Excusando que tenía que ponerle las pijamas a sus criaturas, Magdalena me llamó al piso de arriba. Dejé la guitarra y regresé a la estancia de los trofeos. “Mira lo que me encontré la semana pasada en que estuve escombrando”, me advirtió. Era una vieja fotografía, mi padre y yo, de meses pero sonriente, encuadrados en un marco de caoba. Como el retrato era en blanco y negro no se apreciaba bien aquel detalle peculiar, sus ojos de semáforo, y no pude reprimir un suspiro de absoluta vacuidad. Era imposible el escrutinio de la sonrisa, entre dolorida y lánguida, de mi padre Pablo Beristáin. Y que Dios lo guarde en su gloria, si es el caso. ¿Dónde habrá terminado sus días ese hombre de semblante taciturno, ese rostro anónimo, ese pobre tipo derruido por la culpa? Nunca lo sabremos.

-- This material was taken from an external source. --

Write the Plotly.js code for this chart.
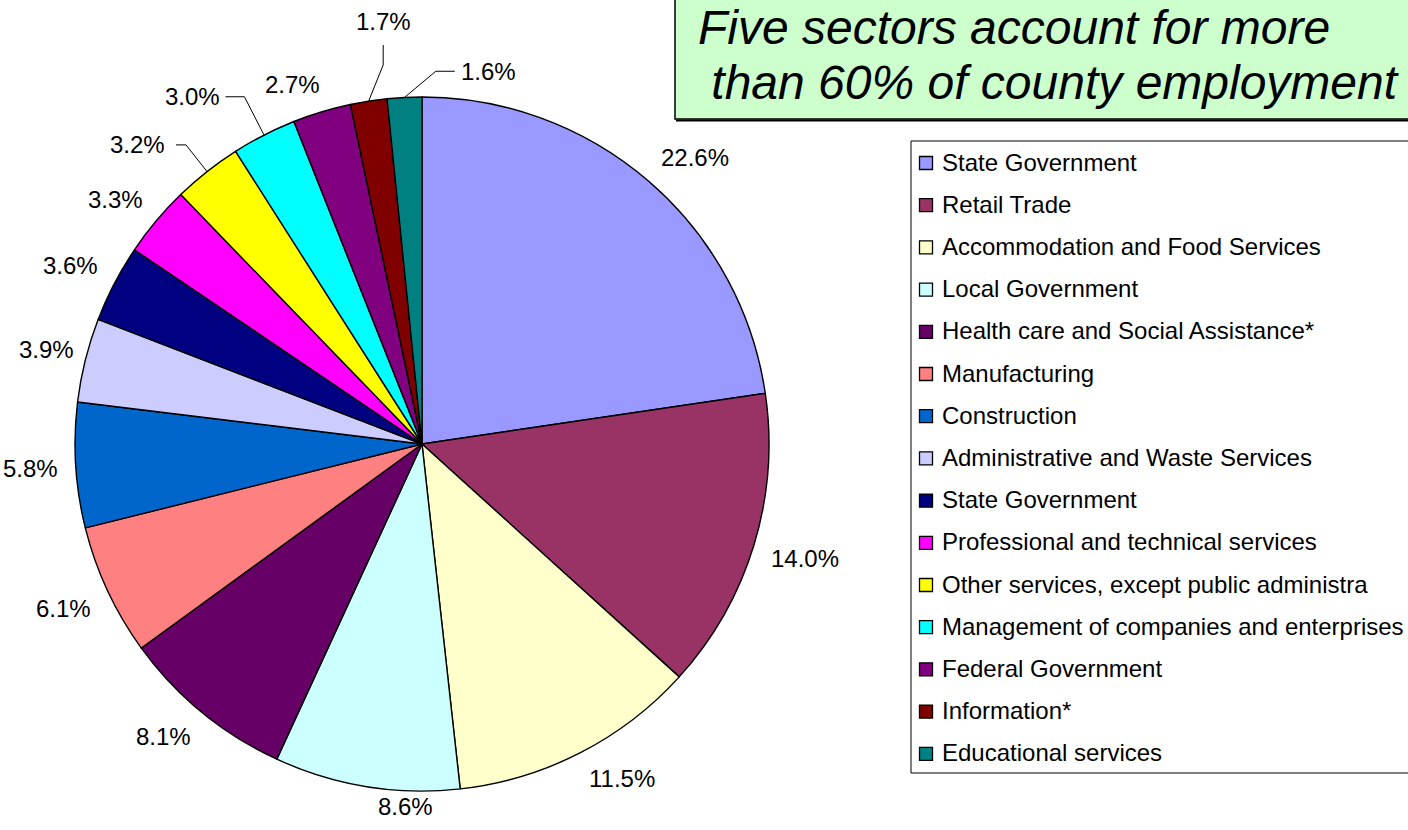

Entonces Magda desbarató el marco. Mira esto, me dice al zafar la fotografía, que yo recordaba entre la niebla de la memoria. ¿Ya viste? Y sí, ahí detrás y con elegante caligrafía, mi padre había inscrito con punta de lápiz: “Mi lindo mateware, nada te faltará”. Y una fecha. Fue tres semanas antes de que nos dejara, susurró Magdalena al volver a insertarla bajo el cristal. ¿Qué habrá querido decir con esa mafufez, mi querido mateware?, y allá abajo el traqueteo de mi cuñado arrastrando los palos de golf, su fatiga y los abrazos a la suegra, nos distrajeron. ¿No se toman otro brandisito? Y yo preguntándome mientras descendíamos por las escaleras: ¿Ya habrá terminado el torneo de boliche? ¿Le hablo a la ingrata Maldonalds? ¿Le hablo o no le hablo? ¿Y si no la encuentro? Ya sabes, me la vivo preguntándome.